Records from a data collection

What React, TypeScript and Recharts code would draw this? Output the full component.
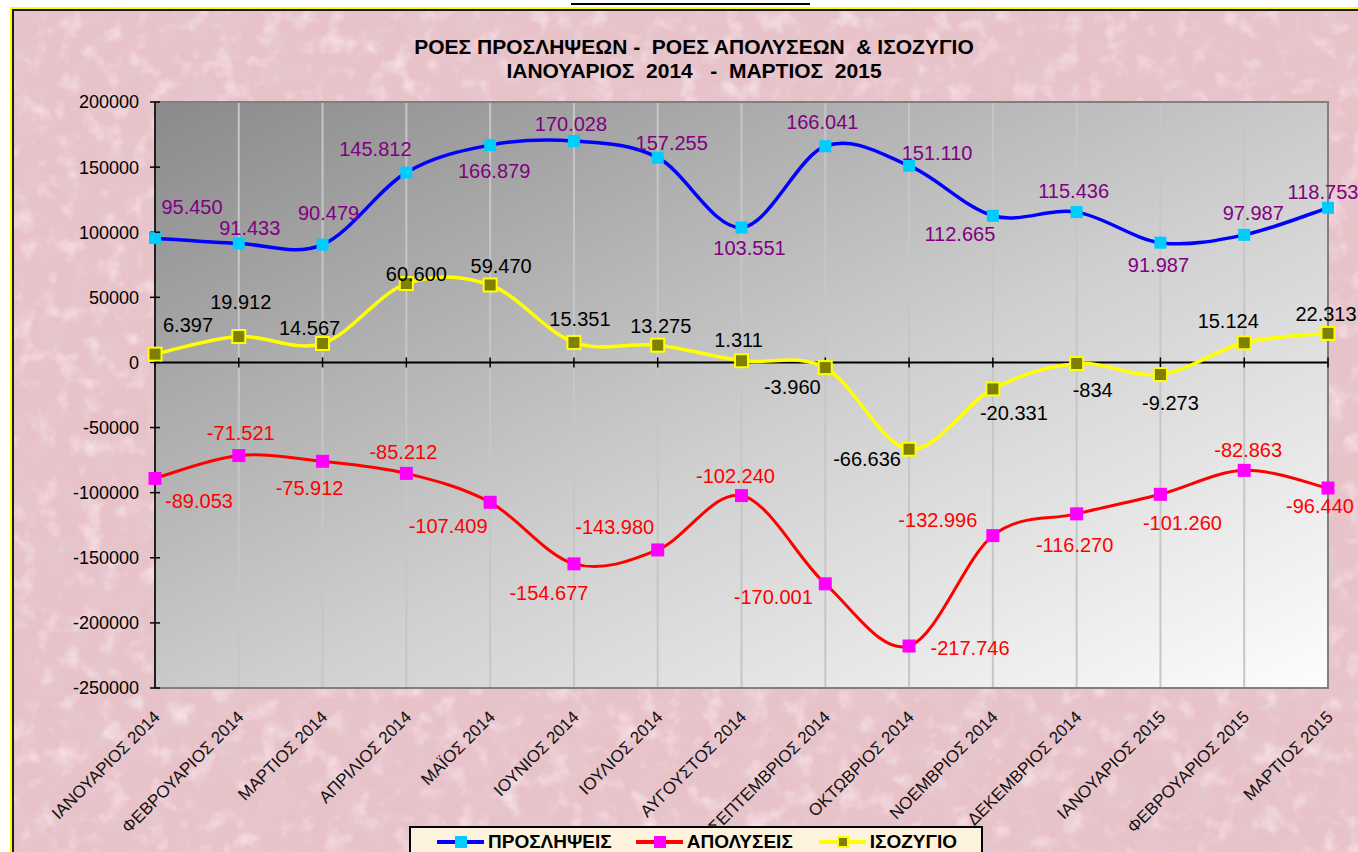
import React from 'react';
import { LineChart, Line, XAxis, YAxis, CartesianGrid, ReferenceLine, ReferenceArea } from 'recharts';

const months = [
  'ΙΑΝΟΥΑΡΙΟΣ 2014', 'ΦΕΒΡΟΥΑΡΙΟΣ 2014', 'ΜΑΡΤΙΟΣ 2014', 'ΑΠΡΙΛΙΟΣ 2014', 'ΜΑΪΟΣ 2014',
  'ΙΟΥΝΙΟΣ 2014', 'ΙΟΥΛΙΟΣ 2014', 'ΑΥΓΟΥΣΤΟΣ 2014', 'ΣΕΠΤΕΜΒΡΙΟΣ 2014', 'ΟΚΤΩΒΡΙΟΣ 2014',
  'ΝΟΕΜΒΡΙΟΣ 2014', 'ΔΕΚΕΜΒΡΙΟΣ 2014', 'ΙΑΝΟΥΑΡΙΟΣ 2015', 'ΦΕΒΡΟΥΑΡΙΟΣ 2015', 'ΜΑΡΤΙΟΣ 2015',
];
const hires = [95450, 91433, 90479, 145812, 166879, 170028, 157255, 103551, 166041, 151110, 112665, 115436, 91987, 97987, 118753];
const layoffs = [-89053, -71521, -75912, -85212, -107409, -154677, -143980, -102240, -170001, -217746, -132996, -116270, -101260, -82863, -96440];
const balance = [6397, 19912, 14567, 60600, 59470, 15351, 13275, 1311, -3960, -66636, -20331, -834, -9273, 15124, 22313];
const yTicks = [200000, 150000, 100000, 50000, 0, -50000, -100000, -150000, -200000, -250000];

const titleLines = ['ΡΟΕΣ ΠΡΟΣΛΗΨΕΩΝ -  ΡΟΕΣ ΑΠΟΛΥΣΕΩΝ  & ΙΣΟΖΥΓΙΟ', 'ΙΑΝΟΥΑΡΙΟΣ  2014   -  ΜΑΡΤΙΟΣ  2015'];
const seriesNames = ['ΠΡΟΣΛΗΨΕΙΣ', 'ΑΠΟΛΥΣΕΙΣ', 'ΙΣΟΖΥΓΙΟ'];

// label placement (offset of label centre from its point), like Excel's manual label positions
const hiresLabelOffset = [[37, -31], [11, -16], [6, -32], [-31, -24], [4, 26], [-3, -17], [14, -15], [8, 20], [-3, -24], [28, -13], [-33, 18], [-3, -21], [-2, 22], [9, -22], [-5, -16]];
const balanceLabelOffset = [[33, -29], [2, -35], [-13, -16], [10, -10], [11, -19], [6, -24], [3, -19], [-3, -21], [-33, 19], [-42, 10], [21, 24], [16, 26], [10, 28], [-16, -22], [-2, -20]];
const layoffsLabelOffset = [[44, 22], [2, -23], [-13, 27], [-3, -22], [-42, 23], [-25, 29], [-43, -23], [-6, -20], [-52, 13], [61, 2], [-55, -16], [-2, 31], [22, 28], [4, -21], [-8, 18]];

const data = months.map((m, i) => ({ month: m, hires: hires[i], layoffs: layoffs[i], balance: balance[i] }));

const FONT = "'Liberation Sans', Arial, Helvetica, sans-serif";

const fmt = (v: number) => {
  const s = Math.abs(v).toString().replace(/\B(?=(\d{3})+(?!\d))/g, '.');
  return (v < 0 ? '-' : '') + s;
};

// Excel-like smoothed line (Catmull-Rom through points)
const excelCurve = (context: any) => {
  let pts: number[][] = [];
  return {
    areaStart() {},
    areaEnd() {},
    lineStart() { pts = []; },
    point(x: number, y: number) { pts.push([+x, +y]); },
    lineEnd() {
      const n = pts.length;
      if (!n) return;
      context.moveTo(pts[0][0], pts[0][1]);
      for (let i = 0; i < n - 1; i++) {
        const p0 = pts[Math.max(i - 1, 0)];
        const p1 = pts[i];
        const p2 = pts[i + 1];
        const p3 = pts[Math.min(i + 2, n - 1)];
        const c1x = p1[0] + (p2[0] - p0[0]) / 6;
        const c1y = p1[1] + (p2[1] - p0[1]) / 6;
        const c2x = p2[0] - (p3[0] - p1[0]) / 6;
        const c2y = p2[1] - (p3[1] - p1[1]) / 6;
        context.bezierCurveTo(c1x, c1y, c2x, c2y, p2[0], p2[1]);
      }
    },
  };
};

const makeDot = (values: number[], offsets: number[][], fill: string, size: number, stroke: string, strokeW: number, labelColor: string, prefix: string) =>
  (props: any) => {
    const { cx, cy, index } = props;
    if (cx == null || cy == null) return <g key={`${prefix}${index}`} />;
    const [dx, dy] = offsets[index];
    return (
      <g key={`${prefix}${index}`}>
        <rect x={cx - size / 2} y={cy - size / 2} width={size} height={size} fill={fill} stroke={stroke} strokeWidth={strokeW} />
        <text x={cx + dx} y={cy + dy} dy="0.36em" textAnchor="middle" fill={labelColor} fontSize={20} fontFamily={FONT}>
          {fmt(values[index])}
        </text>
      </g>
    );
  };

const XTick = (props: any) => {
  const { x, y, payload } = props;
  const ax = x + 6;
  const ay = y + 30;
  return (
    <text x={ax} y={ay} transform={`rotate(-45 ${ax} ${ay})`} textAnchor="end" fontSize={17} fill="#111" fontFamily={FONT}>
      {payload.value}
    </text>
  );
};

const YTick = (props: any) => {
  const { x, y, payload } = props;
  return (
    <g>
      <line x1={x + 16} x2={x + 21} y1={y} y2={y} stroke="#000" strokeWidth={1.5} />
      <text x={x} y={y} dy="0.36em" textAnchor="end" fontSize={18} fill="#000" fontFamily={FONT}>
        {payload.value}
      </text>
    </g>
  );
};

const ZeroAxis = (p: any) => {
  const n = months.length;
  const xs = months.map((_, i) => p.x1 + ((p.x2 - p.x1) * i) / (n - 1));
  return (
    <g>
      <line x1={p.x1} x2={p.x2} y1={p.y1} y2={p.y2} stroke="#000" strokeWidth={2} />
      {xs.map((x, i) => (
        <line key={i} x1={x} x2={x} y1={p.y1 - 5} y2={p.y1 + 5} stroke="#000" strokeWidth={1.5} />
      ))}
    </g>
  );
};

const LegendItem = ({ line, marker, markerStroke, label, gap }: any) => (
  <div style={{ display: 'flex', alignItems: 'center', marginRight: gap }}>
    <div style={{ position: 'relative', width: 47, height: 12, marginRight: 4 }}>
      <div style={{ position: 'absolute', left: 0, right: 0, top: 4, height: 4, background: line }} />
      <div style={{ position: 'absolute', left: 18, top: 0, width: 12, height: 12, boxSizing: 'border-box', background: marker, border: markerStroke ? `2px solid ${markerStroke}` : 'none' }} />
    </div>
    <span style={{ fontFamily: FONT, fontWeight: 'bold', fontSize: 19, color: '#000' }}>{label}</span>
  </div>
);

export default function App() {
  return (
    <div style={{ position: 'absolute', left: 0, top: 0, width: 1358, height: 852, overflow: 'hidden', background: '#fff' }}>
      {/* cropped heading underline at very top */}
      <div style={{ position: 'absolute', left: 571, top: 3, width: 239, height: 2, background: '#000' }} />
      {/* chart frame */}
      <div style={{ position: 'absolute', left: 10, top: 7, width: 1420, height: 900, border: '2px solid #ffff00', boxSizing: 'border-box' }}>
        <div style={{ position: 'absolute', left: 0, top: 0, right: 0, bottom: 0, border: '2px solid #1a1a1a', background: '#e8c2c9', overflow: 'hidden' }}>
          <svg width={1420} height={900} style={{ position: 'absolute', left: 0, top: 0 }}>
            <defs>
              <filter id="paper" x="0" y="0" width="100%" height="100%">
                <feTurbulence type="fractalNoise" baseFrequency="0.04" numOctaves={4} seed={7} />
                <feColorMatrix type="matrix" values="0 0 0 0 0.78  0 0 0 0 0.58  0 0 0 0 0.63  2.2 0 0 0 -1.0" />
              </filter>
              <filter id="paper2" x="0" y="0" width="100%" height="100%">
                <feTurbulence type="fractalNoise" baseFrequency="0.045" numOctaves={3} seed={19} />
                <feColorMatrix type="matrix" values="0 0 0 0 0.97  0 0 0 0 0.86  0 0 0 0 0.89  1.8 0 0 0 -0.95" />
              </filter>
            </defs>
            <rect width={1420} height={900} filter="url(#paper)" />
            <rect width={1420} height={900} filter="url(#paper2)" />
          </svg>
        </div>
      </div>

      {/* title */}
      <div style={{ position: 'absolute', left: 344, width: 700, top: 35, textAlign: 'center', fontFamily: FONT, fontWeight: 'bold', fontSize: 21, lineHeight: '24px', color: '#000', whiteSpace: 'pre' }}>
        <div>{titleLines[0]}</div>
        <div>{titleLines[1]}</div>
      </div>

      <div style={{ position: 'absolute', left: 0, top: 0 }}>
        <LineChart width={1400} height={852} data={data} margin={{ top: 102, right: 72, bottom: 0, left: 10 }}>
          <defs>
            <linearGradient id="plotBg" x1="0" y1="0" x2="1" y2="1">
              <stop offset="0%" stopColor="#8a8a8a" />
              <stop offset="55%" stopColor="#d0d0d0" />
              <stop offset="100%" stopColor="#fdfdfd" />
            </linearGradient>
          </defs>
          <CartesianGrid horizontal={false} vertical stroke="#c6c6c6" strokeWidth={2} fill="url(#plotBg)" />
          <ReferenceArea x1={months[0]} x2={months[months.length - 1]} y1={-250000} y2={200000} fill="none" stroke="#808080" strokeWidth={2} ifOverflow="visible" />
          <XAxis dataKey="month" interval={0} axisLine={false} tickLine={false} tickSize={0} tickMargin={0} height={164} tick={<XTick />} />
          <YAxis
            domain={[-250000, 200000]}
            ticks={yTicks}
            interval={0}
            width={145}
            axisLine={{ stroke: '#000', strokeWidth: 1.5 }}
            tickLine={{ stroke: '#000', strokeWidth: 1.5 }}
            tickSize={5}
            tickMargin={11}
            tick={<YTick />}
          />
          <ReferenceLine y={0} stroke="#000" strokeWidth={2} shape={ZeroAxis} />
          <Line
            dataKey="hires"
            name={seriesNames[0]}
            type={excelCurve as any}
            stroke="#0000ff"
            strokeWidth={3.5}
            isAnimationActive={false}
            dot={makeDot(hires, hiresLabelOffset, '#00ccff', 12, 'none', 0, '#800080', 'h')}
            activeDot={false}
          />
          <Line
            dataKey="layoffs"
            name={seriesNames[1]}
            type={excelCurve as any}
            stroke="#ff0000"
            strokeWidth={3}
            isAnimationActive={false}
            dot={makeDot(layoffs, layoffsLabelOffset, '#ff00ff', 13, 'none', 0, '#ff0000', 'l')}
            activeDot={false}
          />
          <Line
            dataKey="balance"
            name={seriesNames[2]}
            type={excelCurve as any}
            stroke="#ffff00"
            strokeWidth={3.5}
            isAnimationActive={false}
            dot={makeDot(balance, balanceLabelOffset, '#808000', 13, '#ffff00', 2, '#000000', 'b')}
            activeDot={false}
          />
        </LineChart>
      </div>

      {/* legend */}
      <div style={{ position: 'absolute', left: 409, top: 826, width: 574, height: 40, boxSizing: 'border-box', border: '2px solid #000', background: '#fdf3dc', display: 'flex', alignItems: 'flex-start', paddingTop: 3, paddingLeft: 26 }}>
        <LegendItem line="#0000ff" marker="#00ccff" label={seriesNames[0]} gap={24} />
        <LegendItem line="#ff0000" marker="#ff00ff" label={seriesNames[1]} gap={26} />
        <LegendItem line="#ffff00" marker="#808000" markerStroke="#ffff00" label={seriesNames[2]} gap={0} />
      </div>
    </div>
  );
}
---
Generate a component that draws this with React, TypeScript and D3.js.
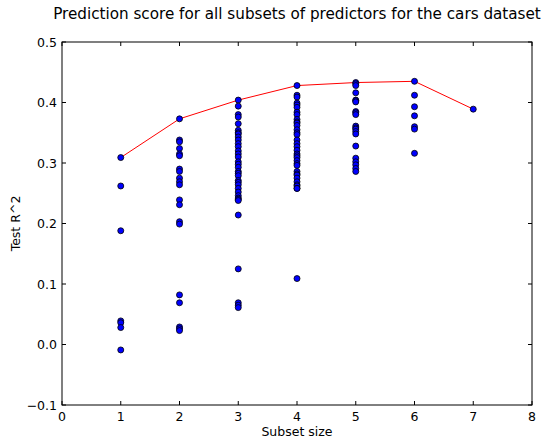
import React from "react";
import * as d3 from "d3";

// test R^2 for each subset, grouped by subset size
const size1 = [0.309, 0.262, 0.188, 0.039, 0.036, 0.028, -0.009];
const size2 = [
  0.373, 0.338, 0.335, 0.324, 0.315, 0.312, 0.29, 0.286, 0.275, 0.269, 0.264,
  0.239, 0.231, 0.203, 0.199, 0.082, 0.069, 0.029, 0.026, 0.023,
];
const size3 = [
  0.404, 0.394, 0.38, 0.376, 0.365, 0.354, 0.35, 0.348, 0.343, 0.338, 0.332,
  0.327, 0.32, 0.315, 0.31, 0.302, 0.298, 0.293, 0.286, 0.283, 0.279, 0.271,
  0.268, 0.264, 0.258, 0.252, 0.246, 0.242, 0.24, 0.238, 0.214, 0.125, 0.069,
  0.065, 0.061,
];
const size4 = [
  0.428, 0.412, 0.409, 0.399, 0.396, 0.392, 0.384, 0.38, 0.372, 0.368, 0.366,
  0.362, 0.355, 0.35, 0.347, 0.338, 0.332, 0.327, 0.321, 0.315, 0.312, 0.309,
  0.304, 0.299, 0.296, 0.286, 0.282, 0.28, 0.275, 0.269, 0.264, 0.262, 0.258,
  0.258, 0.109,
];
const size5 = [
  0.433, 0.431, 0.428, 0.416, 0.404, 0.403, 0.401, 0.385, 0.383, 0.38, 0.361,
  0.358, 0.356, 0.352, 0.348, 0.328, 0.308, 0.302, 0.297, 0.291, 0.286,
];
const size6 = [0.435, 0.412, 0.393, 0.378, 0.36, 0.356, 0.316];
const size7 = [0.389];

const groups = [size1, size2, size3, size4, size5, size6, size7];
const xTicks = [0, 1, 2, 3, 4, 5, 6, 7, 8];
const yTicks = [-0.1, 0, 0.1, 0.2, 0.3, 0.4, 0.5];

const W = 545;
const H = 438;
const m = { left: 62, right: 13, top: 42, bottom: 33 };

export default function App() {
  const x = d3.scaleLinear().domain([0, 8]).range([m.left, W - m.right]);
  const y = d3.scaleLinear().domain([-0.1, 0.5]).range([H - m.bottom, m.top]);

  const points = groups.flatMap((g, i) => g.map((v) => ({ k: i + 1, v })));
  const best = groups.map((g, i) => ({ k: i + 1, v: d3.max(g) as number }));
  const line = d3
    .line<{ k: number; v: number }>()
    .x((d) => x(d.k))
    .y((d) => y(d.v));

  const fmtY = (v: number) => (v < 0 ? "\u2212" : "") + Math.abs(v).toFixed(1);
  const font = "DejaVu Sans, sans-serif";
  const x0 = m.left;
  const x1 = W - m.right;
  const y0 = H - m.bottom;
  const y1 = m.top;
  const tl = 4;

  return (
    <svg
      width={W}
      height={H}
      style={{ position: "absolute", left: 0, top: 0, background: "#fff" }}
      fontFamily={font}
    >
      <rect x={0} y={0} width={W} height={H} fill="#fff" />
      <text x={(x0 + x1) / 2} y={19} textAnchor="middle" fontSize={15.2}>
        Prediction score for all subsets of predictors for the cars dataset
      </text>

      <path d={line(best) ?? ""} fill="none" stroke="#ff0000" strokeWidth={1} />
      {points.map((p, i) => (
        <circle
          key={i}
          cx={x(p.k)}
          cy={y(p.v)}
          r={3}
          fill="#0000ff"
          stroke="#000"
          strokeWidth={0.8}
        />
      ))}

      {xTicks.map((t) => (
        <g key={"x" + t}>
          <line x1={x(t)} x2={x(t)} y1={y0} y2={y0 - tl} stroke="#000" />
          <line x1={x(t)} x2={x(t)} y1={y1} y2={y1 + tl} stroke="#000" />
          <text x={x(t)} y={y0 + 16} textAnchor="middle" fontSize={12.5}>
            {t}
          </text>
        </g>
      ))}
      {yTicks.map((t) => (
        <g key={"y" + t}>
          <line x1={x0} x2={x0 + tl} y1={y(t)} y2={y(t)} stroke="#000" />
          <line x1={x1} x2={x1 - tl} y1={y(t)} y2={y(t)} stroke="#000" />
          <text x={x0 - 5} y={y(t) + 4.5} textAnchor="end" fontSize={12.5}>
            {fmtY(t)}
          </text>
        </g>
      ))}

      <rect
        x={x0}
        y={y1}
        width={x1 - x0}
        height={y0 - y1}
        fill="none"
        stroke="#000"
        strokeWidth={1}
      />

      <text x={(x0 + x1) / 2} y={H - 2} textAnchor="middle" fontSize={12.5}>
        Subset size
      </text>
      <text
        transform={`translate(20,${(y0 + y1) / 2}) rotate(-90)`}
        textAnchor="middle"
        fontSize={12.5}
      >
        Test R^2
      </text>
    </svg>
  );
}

**Stated goal:** Reproduce, starting at the line containing "What React, TypeScript" and stopping after the line containing "CartesianGrid, ReferenceLine, ReferenceArea", each of those lines exactly and no others; leave pictures out.

**Task answer:**
What React, TypeScript and Recharts code would draw this? Output the full component.
import React from 'react';
import { LineChart, Line, XAxis, YAxis, CartesianGrid, ReferenceLine, ReferenceArea } from 'recharts';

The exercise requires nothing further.